The 2020 BMW X3 and X4 M Arrive with up to 503 HP
Their powerful twin-turbo six likely will slot into the next M3 and M4, too.
After 16 model years, the BMW X3 finally receives the full-fat M treatment in the form of the 2020 BMW X3 M. It is naturally being joined by an X4 M, too, and as an added bonus, BMW announced both of these rocket crossovers will be offered in Competition-spec soon after launch.
Much like the M models of the larger X5 and X6, the formula is simple: take a family friendly SUV and turn it sinister with the addition of more power and more capable hardware. To that end, the new compact M SUVs mark the debut of BMW's new S58 3.0-liter twin-turbocharged inline-six, and it stumps up a mighty 473 horsepower and 442 lb-ft of torque in standard spec. Wait a bit longer and pay a bit more for the Competition, and power jumps to 503 horses. Perhaps even more important is that this engine is almost definitely the powerplant for the forthcoming G20-generation M3 sedan and M4 coupe, and will therefore stick around quite a while. Additionally, keen observers may note this output is right in the same range as Mercedes-AMG's GLC63 and GLC63 S, as well as the Alfa Romeo Stelvio Quadrifoglio.
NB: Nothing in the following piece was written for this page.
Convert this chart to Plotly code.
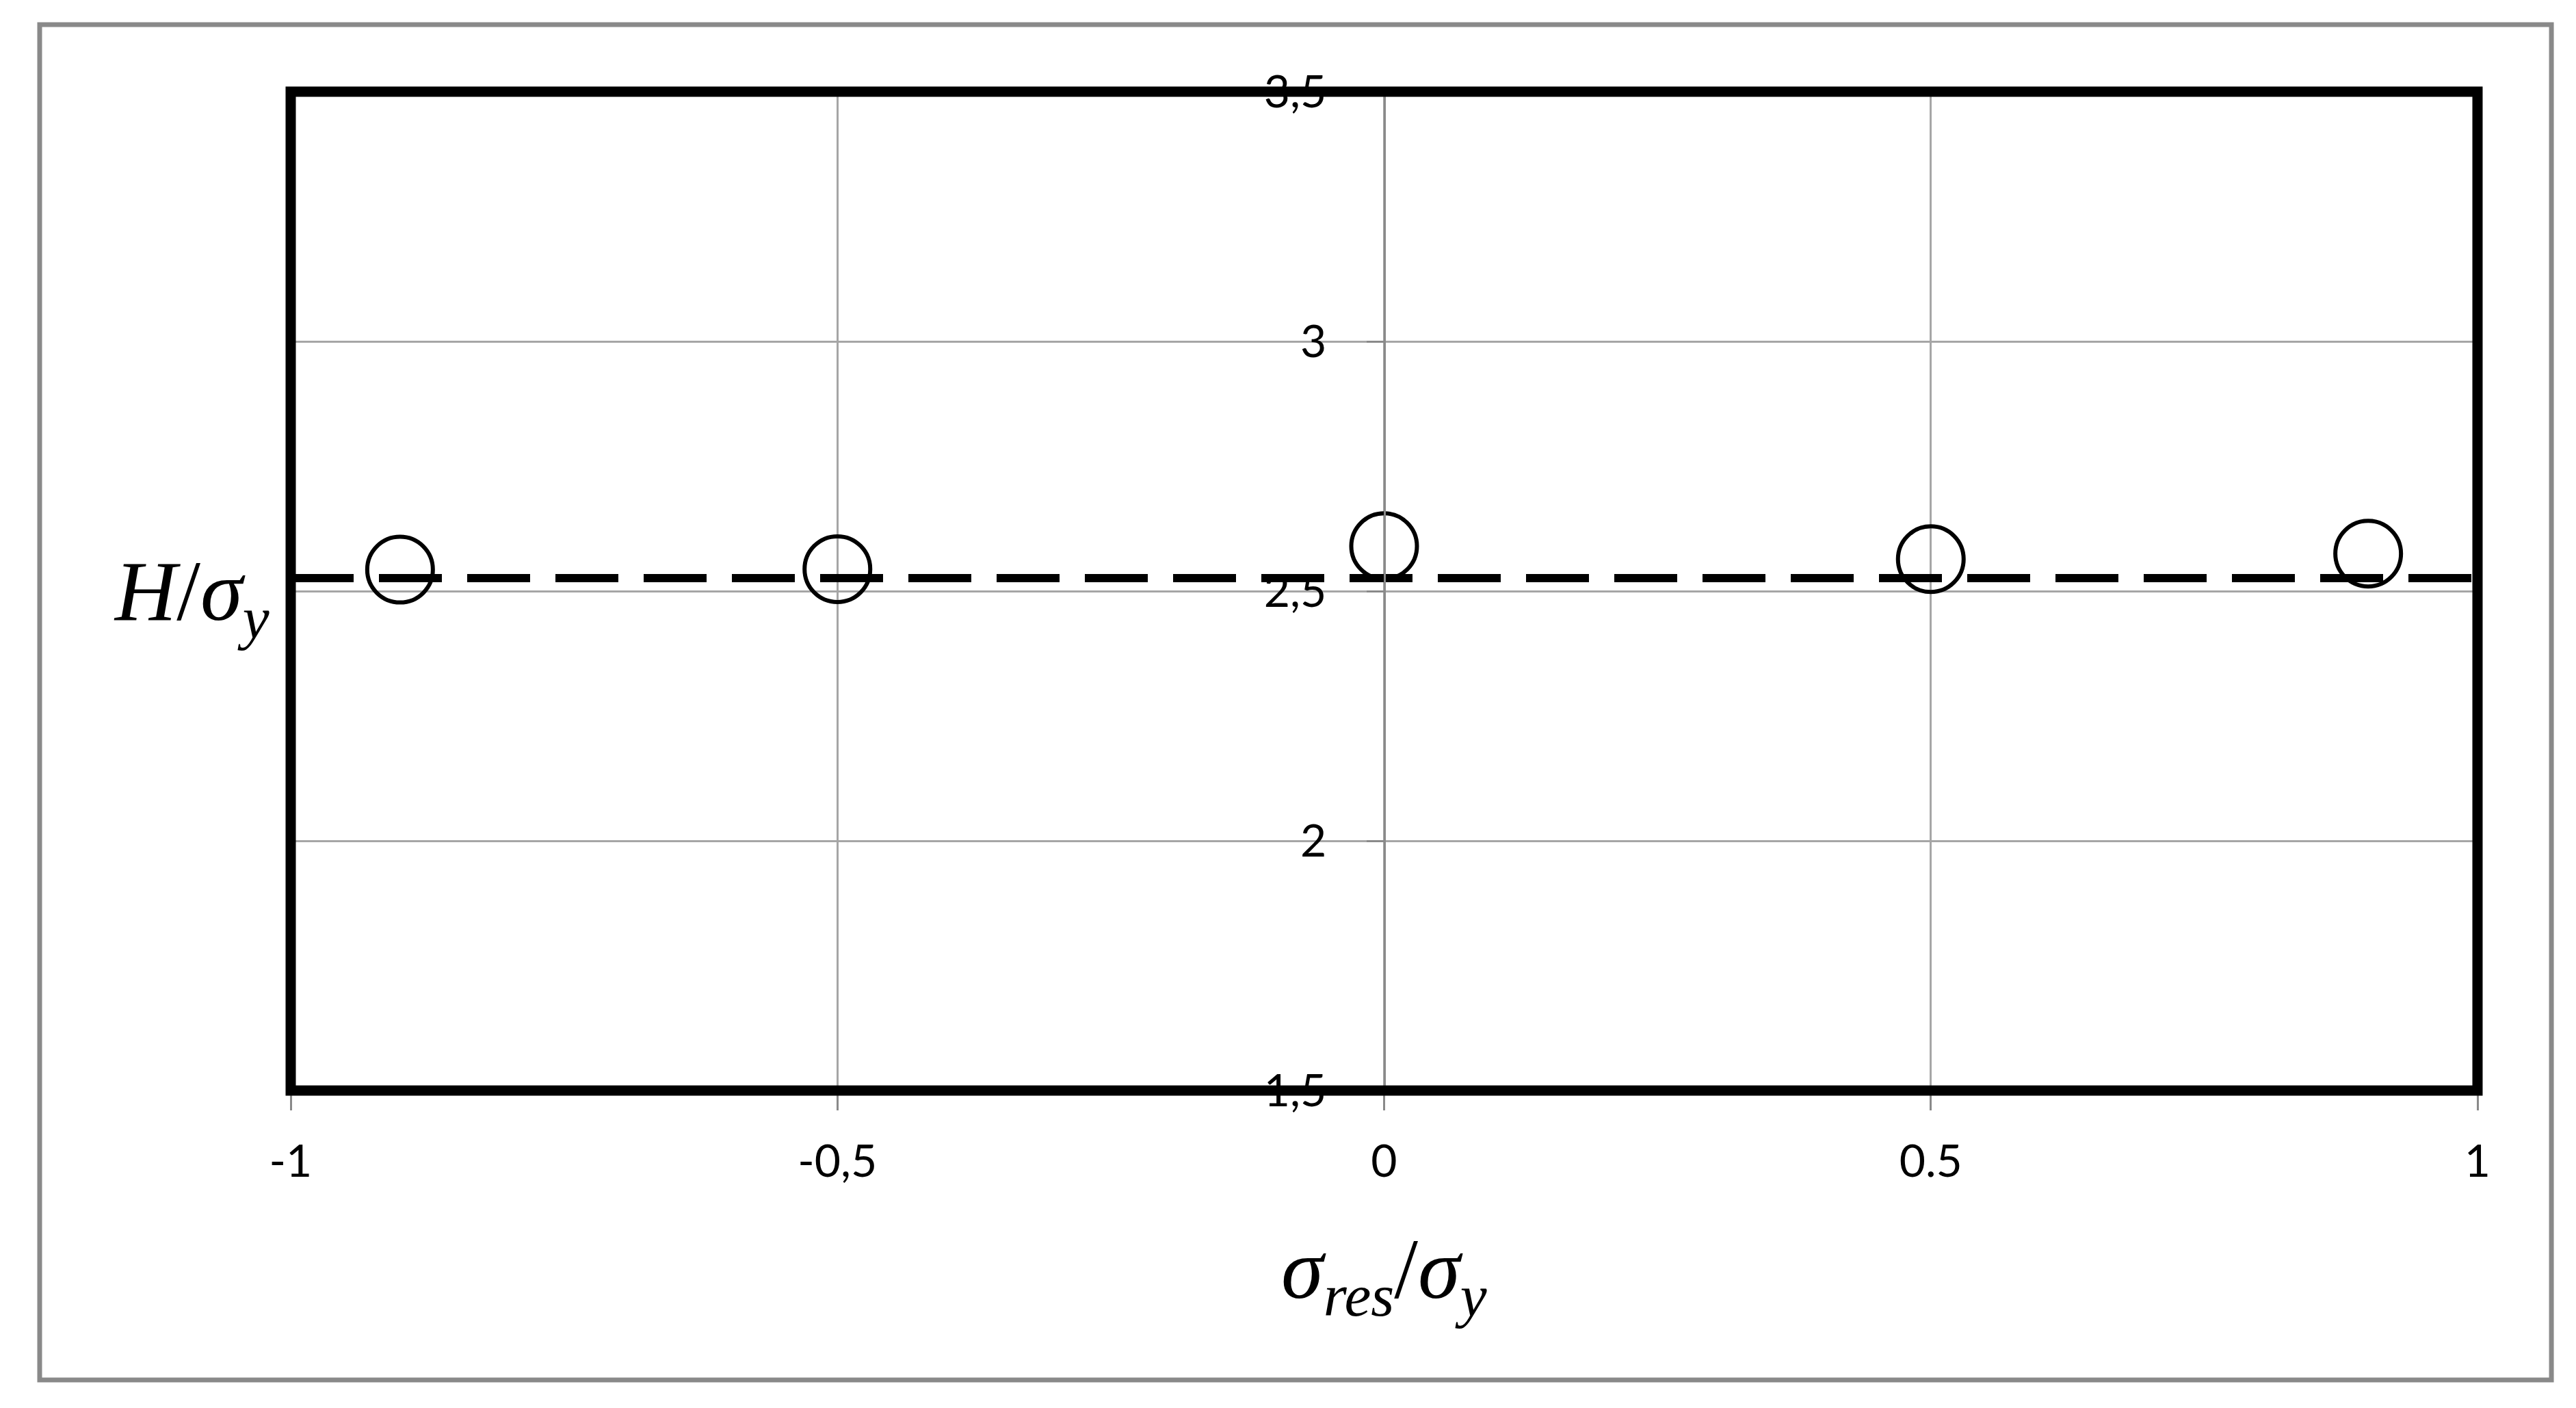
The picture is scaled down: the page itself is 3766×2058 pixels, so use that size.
import plotly.graph_objects as go

# data
SIGMA_RES = [-0.9, -0.5, 0.0, 0.5, 0.9]
H_RATIO = [2.543, 2.544, 2.590, 2.564, 2.575]
FIT_X = [-1, 1]
FIT_Y = [2.526, 2.526]

X_TICKS = [-1, -0.5, 0, 0.5, 1]
X_TICKTEXT = ["-1", "-0,5", "0", "0.5", "1"]
Y_TICKS = [1.5, 2, 2.5, 3, 3.5]
Y_TICKTEXT = ["1,5", "2", "2,5", "3", "3,5"]

GRID = "#a6a6a6"
AXIS = "#8a8a8a"
TICK_FONT = dict(family="Lato", size=66, color="#000000")
TITLE_FONT = dict(family="Liberation Serif", size=125, color="#000000")

fig = go.Figure()

fig.add_trace(go.Scatter(
    x=SIGMA_RES, y=H_RATIO, mode="markers",
    marker=dict(symbol="circle-open", size=96, color="#000000", line=dict(width=6, color="#000000")),
))
# mean line
fig.add_trace(go.Scatter(
    x=FIT_X, y=FIT_Y, mode="lines",
    line=dict(color="#000000", width=12, dash="92px,37px"),
))

fig.update_layout(
    width=3766, height=2058,
    margin=dict(l=417, r=152, t=126, b=472),
    paper_bgcolor="white", plot_bgcolor="white",
    showlegend=False,
    xaxis=dict(
        range=[-1, 1], tickvals=X_TICKS, ticktext=X_TICKTEXT,
        showgrid=True, gridcolor=GRID, gridwidth=3, zeroline=False,
        showline=True, linecolor=AXIS, linewidth=4,
        ticks="outside", ticklen=25, tickwidth=3, tickcolor=AXIS,
        tickfont=TICK_FONT, ticklabelstandoff=18,
    ),
    yaxis=dict(
        range=[1.5, 3.5], tickvals=Y_TICKS, ticktext=Y_TICKTEXT,
        anchor="free", position=0.5,
        showgrid=True, gridcolor=GRID, gridwidth=3, zeroline=False,
        showline=True, linecolor=AXIS, linewidth=3,
        ticks="outside", ticklen=25, tickwidth=3, tickcolor=AXIS,
        tickfont=TICK_FONT, ticklabelstandoff=45,
    ),
    shapes=[
        # outer chart border
        dict(type="rect", xref="paper", yref="paper",
             x0=-0.1148, x1=1.0338, y0=-0.2897, y1=1.0671,
             line=dict(color="#898989", width=7), layer="below"),
        # heavy plot frame
        dict(type="rect", xref="x domain", yref="y domain",
             x0=0, x1=1, y0=0, y1=1,
             line=dict(color="#000000", width=15), layer="above"),
    ],
    annotations=[
        dict(text="<i>H</i>/<i>σ<sub>y</sub></i>", xref="paper", yref="paper",
             x=-0.009, y=0.494, xanchor="right", yanchor="middle",
             showarrow=False, font=TITLE_FONT),
        dict(text="<i>σ<sub>res</sub></i>/<i>σ<sub>y</sub></i>", xref="paper", yref="paper",
             x=0.5, y=-0.185, xanchor="center", yanchor="middle",
             showarrow=False, font=TITLE_FONT),
    ],
)

fig.write_html("out.html")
All this gumption is managed by the standard ZF-sourced eight-speed automatic transmission. A rear-biased all-wheel-drive system is standard, as is an M-specific active rear differential that only sends power to the front wheels when traction demands it. Much like the current M5's AWD system, drivers can switch into M Dynamic mode and then into M Drive 4WD Sport, which directs as little power to the front as possible, encouraging "controlled drifts." It's not quite the same as the M5's incredible "2WD" mode which completely decouples power from the front wheels, but it's nice to know the engineers at BMW still like to have some fun when picking up the kids.
With all this extra power and trick AWD system, performance is unsurprisingly excellent. The zero-to-60-mph sprint is stated to take only 4.1 seconds in base spec and 4.0 seconds in the Competition. Top speed? Well, it depends. Regular X3/X4 Ms top-out at 155 mph, but an optional M Driver's package nudges the Vmax to 174 mph. In Competitions, you'll see an indicated 177 mph before it runs into the limiter.
Of course, the twins are outfitted with buckets of additional performance-oriented weaponry and gadgets to make sure they stay shiny side up. Both have an M Adaptive suspension offering Comfort, Sport, and Sport+ settings, along with bushings, bearings, and structural reinforcements unique to the twins and shared between them. Shortly after launch, an underhood brace can be upgraded to a carbon-reinforced plastic unit in August. Differences between the regular and Competition models are limited to unique anti-roll bars for each variant.
BMW futzed with the electric steering motor to sharpen response, while the brakes now feature beefier 15.6-inch rotors slowed by four-piston calipers in the front and 14.6-inchers in the back grabbed by a single-piston caliper. There's an electronically adjustable exhaust as well, along with a M Sport exhaust standard on the Competition.
Visually, it's exactly as you might expect, with a larger, more aggressive front fascia and rear lower valence. The X3 and X4 Ms wear all-new 20- and 21-inch wheelsets at all four corners, depending on which trim you choose. If you peek around back, there's a hatch-mounted spoiler, the first time an X3 or X4 has been fitted with such a piece.
No surprises inside, either. Non-Competitions arrive with standard Sport seats, with the grippier and less compromising M Sport seats of the Competition being optional on regular versions. Aluminum, carbon-fiber, and Alcantara trim is scattered around the cabin, which also gets M-specific digital gauges and performance displays.
This is exactly what we'd imagined the X3 M and X4 M to be in terms of specs, performance, and looks. We may not be surprised, but we're pleased such wacko vehicles exist, even if hi-po SUVs are almost prosaic at this point in time. Production begins in April of this year, with sales to start shortly thereafter we imagine. No pricing has yet been announced.